Charter leaders are therefore cautiously optimistic that the historic Stevens school has been offered both to developers and to educational institutions in a new bid process set in motion by Gray’s administration. No one in the city’s charter community was surprised by the previous Mayor’s attempt to sell Stevens to developers, despite the fact that D.C. law is supposed to put our children’s’ needs above developers’ deep pockets. The 1996 law requires charters to be given a “right of first offer” to bid on school buildings that are no longer being used as such by the city, before developers can do so. But the former administration, while giving lip service to the right, rejected four charter school bids for Stevens, which they’d already decided to put out for development. Since then, an assertive community-led campaign has been asking the powers that be to rethink that plan, leading to hope that the building may serve as a public school once more.

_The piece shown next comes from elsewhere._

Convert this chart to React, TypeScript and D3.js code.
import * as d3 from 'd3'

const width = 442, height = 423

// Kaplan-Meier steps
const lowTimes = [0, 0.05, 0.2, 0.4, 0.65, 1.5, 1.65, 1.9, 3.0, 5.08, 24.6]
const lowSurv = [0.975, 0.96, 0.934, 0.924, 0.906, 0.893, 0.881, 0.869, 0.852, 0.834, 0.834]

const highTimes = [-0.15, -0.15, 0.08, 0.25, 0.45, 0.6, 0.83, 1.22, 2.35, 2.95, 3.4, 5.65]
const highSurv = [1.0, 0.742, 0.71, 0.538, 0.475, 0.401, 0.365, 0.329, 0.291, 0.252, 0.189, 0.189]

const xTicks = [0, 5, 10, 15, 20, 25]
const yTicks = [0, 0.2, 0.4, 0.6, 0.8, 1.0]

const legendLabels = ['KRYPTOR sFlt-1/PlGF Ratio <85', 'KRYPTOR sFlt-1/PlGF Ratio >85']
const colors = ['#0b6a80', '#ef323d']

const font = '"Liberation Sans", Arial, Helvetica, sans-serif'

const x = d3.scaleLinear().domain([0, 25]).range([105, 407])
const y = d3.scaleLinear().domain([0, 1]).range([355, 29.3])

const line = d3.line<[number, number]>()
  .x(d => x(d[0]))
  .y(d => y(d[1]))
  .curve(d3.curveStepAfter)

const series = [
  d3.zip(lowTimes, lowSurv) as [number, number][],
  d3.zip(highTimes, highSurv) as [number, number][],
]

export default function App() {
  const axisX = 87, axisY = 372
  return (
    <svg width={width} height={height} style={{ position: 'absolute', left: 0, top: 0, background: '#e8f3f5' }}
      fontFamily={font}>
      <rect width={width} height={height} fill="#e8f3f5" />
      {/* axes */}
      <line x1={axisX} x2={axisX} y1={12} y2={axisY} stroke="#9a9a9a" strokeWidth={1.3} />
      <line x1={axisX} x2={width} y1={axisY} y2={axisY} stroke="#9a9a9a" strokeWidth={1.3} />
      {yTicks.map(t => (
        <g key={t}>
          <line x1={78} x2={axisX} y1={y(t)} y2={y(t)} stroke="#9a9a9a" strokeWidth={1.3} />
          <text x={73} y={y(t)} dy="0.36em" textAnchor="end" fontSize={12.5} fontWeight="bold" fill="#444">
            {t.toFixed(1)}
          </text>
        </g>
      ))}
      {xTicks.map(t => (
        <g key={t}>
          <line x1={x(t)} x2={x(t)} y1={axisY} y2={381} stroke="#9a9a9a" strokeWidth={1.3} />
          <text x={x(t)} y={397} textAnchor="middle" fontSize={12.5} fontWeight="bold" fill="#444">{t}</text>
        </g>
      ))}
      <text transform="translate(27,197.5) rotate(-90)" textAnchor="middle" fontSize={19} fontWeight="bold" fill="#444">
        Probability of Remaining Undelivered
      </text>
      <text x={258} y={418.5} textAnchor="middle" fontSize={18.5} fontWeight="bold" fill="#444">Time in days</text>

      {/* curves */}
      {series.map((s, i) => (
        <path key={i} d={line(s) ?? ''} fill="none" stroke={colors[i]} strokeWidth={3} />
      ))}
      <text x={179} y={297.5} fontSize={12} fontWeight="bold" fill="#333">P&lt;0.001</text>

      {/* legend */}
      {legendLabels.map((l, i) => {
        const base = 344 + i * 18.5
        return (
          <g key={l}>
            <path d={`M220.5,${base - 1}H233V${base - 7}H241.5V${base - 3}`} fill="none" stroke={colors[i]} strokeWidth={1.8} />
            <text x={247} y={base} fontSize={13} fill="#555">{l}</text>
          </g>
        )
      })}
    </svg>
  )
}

The recent ups and downs of this landmark school building at 21st and L Street, Northwest—an enticing location for private developers—are a far cry from its distinguished history. Stevens was the first public school for freed slave children in the District. Named for the abolitionist Congressman Thaddeus Stevens, the building was added to the National Register of Historic Places in 1980. It speaks volumes about the values of local politicians and bureaucrats that they thought the best use for this historic school building was to turn it over to developers for luxury condominiums—the all-too-common fate of so many former D.C. public school buildings.

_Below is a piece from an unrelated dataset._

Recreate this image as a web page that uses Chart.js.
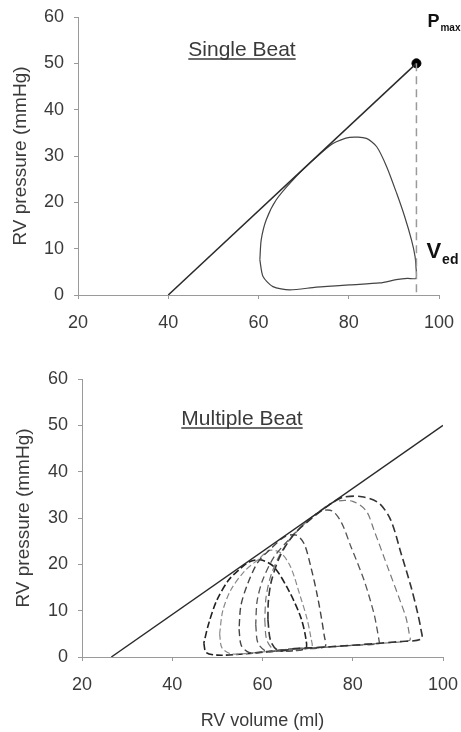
<!DOCTYPE html>
<html>
<head>
<meta charset="utf-8">
<script src="https://cdn.jsdelivr.net/npm/chart.js@4.4.1/dist/chart.umd.min.js"></script>
<style>
  html, body { margin: 0; padding: 0; background: #fff; width: 461px; height: 732px; overflow: hidden; }
  #topChart { position: absolute; left: 0; top: 0; }
  #bottomChart { position: absolute; left: 0; top: 330px; }
</style>
</head>
<body>
<canvas id="topChart" width="461" height="336"></canvas>
<canvas id="bottomChart" width="461" height="402"></canvas>
<script>
// axis ticks
const volumeTicks = [20, 40, 60, 80, 100];
const pressureTicks = [0, 10, 20, 30, 40, 50, 60];

// single beat
const singleEspvrVolume = [40, 95];
const singleEspvrPressure = [0, 50];
const singleLoopVolume = [60.3, 61.0, 63.2, 66.9, 72.8, 80.2, 86.9, 90.5, 93.0, 94.9, 94.9, 94.7, 93.9, 92.4, 90.6, 88.4, 86.2, 83.9, 80.2, 76.5, 72.1, 67.6, 63.9, 61.7, 60.6, 60.3];
const singleLoopPressure = [7.6, 4.0, 1.8, 1.1, 1.7, 2.2, 2.6, 3.3, 3.6, 3.6, 6.0, 8.3, 11.9, 16.9, 22.0, 27.7, 32.0, 33.8, 34.0, 32.7, 29.1, 24.8, 20.5, 16.2, 11.9, 7.6];
const pmaxVolume = [95];
const pmaxPressure = [50];
const vedVolume = [95, 95];
const vedPressure = [50, 0];

// multiple beat
const multiEspvrVolume = [26.5, 100];
const multiEspvrPressure = [0, 50];
const loop1Volume = [61.2, 61.8, 63.5, 67, 75, 85, 90, 95.2, 95.1, 94.4, 92.9, 90.7, 88.4, 85.8, 82, 78, 75, 71, 67, 64, 62, 61.3, 61.2];
const loop1Pressure = [8, 3.5, 1.4, 1.8, 2.2, 2.9, 3.3, 3.9, 6, 9.4, 15.2, 22.4, 29.6, 33.2, 34.6, 34.5, 33, 30, 26.5, 22, 16.5, 12, 8];
const loop2Volume = [60.5, 61, 63, 67, 75, 85, 92.6, 92.5, 91.8, 90.7, 87.7, 84.7, 83, 80, 76, 72, 68, 64.5, 62, 60.8, 60.5];
const loop2Pressure = [8, 3.5, 1.3, 1.8, 2.2, 2.9, 3.6, 5.1, 8.5, 11.6, 19.5, 27.4, 31.5, 33.6, 33.5, 31, 27.5, 23.2, 18, 13, 8];
const loop3Volume = [58.5, 59, 61, 65, 72, 80, 85.8, 85.8, 85.3, 84.7, 82.5, 79.6, 77.5, 75.5, 73, 69.5, 66, 62.5, 60, 58.8, 58.5];
const loop3Pressure = [7, 3, 1.2, 1.6, 2, 2.5, 2.9, 3.7, 6.5, 9.4, 16.6, 23.8, 29, 31.5, 31.5, 29, 25.5, 21.5, 16.5, 12, 7];
const loop4Volume = [54.8, 55.3, 57, 61, 67, 73.8, 73.7, 72.2, 70.7, 69.2, 67.5, 65, 62, 59, 56.6, 55.2, 54.8];
const loop4Pressure = [6, 2.5, 1, 1.2, 1.8, 2.2, 4.5, 13, 19.5, 24.5, 26.3, 26, 23.5, 20.5, 15.5, 11, 6];
const loop5Volume = [50.5, 51, 53, 57, 63, 70.8, 70.7, 69.8, 68.4, 66.2, 64, 61.5, 59, 56, 53, 51.2, 50.5];
const loop5Pressure = [5, 2, 0.7, 0.8, 1.4, 2, 4.3, 8.5, 13, 19.5, 22.5, 23, 21, 18.5, 14.5, 10, 5];
const loop6Volume = [47, 47.5, 50, 55, 62, 69.5, 69.6, 68.5, 66, 62.5, 59.5, 57, 55.1, 52.5, 49.9, 48.1, 47];
const loop6Pressure = [3, 1, 0.4, 0.6, 1.2, 1.8, 4, 8.5, 14, 19.5, 21, 20.5, 19.1, 16.6, 12.3, 7.3, 3];

const toPoints = (xs, ys) => xs.map((x, i) => ({ x, y: ys[i] }));

const FONT = '"Liberation Sans", Arial, sans-serif';
const TEXT = '#3a3a3a';
const AXIS = '#9a9a9a';

const notesPlugin = {
    id: 'notes',
    afterDatasetsDraw(chart, args, opts) {
        const ctx = chart.ctx;
        const xs = chart.scales.x, ys = chart.scales.y;
        ctx.save();
        ctx.fillStyle = TEXT;
        ctx.textBaseline = 'alphabetic';
        if (opts.title) {
            const t = opts.title;
            ctx.font = `21px ${FONT}`;
            ctx.textAlign = 'center';
            ctx.fillText(t.text, t.x, t.y);
            const w = ctx.measureText(t.text).width;
            ctx.strokeStyle = TEXT;
            ctx.lineWidth = 1.3;
            ctx.beginPath();
            ctx.moveTo(t.x - w / 2, t.y + 3);
            ctx.lineTo(t.x + w / 2, t.y + 3);
            ctx.stroke();
        }
        (opts.labels || []).forEach(l => {
            const px = xs.getPixelForValue(l.at[0]);
            const py = ys.getPixelForValue(l.at[1]);
            ctx.textAlign = 'left';
            ctx.fillStyle = '#111';
            ctx.font = `bold ${l.size}px ${FONT}`;
            ctx.fillText(l.main, px + l.dx, py + l.dy);
            const w = ctx.measureText(l.main).width;
            ctx.font = `bold ${l.subSize}px ${FONT}`;
            ctx.fillText(l.sub, px + l.dx + w + 1, py + l.dy + l.subDy);
        });
        ctx.restore();
    }
};

// fixed axis boxes so the plot area lands where the original has it
const makeScales = (yWidth, xHeight, yTitlePad, xTitle) => ({
    x: {
        type: 'linear', min: 20, max: 100,
        afterBuildTicks: s => { s.ticks = volumeTicks.map(v => ({ value: v })); },
        afterFit: s => { s.height = xHeight; s.paddingLeft = 0; s.paddingRight = 0; },
        ticks: { color: TEXT, font: { family: FONT, size: 18 }, padding: 13 },
        grid: { display: true, drawOnChartArea: false, tickLength: 4, color: AXIS },
        border: { color: AXIS, width: 1 },
        title: xTitle ? { display: true, text: xTitle, color: TEXT, font: { family: FONT, size: 18 }, padding: { top: 0, bottom: 0 } } : { display: false }
    },
    y: {
        type: 'linear', min: 0, max: 60,
        afterBuildTicks: s => { s.ticks = pressureTicks.map(v => ({ value: v })); },
        afterFit: s => { s.width = yWidth; s.paddingTop = 0; s.paddingBottom = 0; },
        ticks: { color: TEXT, font: { family: FONT, size: 18 }, padding: 10 },
        grid: { display: true, drawOnChartArea: false, tickLength: 4, color: AXIS },
        border: { color: AXIS, width: 1 },
        title: { display: true, text: 'RV pressure (mmHg)', color: TEXT, font: { family: FONT, size: 19 }, padding: { top: yTitlePad, bottom: 0 } }
    }
});

const lineSet = (data, color, width, dash, tension) => ({
    data, showLine: true, borderColor: color, borderWidth: width, borderDash: dash || [],
    pointRadius: 0, tension: tension || 0, fill: false
});

const baseOptions = (padding, scales, notes) => ({
    responsive: false,
    animation: false,
    layout: { padding },
    plugins: { legend: { display: false }, tooltip: { enabled: false }, notes },
    scales
});

new Chart(document.getElementById('topChart'), {
    type: 'scatter',
    data: {
        datasets: [
            lineSet(toPoints(vedVolume, vedPressure), '#9a9a9a', 1.5, [8, 5]),
            lineSet(toPoints(singleEspvrVolume, singleEspvrPressure), '#2a2a2a', 1.5),
            lineSet(toPoints(singleLoopVolume, singleLoopPressure), '#444', 1.2, [], 0.25),
            { data: toPoints(pmaxVolume, pmaxPressure), pointRadius: 4.5, pointBackgroundColor: '#000', pointBorderColor: '#000', showLine: false }
        ]
    },
    options: baseOptions({ top: 17, right: 22, left: 0, bottom: 0 }, makeScales(78, 41, 9, null), {
        title: { text: 'Single Beat', x: 242, y: 56 },
        labels: [
            { at: [95, 50], main: 'P', sub: 'max', size: 18, subSize: 10, dx: 11, dy: -36, subDy: 4 },
            { at: [95, 8], main: 'V', sub: 'ed', size: 22, subSize: 14, dx: 10, dy: 0, subDy: 6 }
        ]
    }),
    plugins: [notesPlugin]
});

new Chart(document.getElementById('bottomChart'), {
    type: 'scatter',
    data: {
        datasets: [
            lineSet(toPoints(multiEspvrVolume, multiEspvrPressure), '#2a2a2a', 1.4),
            lineSet(toPoints(loop1Volume, loop1Pressure), '#333', 1.6, [8, 4], 0.3),
            lineSet(toPoints(loop2Volume, loop2Pressure), '#777', 1.2, [7, 4], 0.3),
            lineSet(toPoints(loop3Volume, loop3Pressure), '#555', 1.3, [7, 4], 0.3),
            lineSet(toPoints(loop4Volume, loop4Pressure), '#444', 1.4, [7, 4], 0.3),
            lineSet(toPoints(loop5Volume, loop5Pressure), '#8a8a8a', 1.2, [6, 3], 0.3),
            lineSet(toPoints(loop6Volume, loop6Pressure), '#222', 1.6, [7, 3], 0.3)
        ]
    },
    options: baseOptions({ top: 49, right: 18, left: 0, bottom: 0 }, makeScales(82, 75, 12, 'RV volume (ml)'), {
        title: { text: 'Multiple Beat', x: 242, y: 95 }
    }),
    plugins: [notesPlugin]
});
</script>
</body>
</html>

It’s easy to understand why private firms would seek to purchase Stevens to create a new development—it’s a prime downtown location. But it is important that District officials take seriously the needs of charter schools to buy or lease the building.
D.C.’s public charter schools serve a higher share of disadvantaged children—defined as those whose families’ low-income qualifies them for free or reduced-price school lunch—than the city-run public school system. Social justice demands that their need for a school building should come before developers’ search for a tidy profit, and well-to-do D.C. residents’ quest for high ceilings, stainless steel appliances and granite countertops.
Since their inception in D.C. fifteen years ago, charters have raised the city’s high-school graduation rate and massively increased the numbers of D.C. children accepted to college. In 1996, half of the school system’s high-school students dropped out before graduating. D.C.’s charter schools have raised the graduation rate to 83%, significantly higher than the city’s traditional public school system even after three-and-a-half years of reformist Chancellor Michelle Rhee.
The city’s public charter schools are located by choice in the District’s most underserved neighborhoods, where the need for a quality public education is greatest—and yet they have surpassed the DC school system in terms of results, outperforming school system students from the fifth grade up. Many are located in former warehouses, or in what was once retail or office space; some even began in church basements. One of the former Stevens bidders plans to open on the site of a former grocery store; another shares space with a city-run high school. Nonetheless, thousands of D.C. children are on waiting lists trying to get into charters which, due to lack of funds and space, are not able to expand to accommodate them. This shortage of space also imposes considerable burdens on new charter schools attempting to open in the District, reducing children’s educational opportunities and thereby preventing them from continuing to raise the quality of D.C.’s workforce.
It is scandalous that the city has sold off so many precious public assets like Stevens. Let’s hope that Mayor Gray insists that a public charter school be located in the building, avoiding the recent practice of selling to private real estate developers. Let’s put D.C.’s children first, and open up our former public school buildings to them.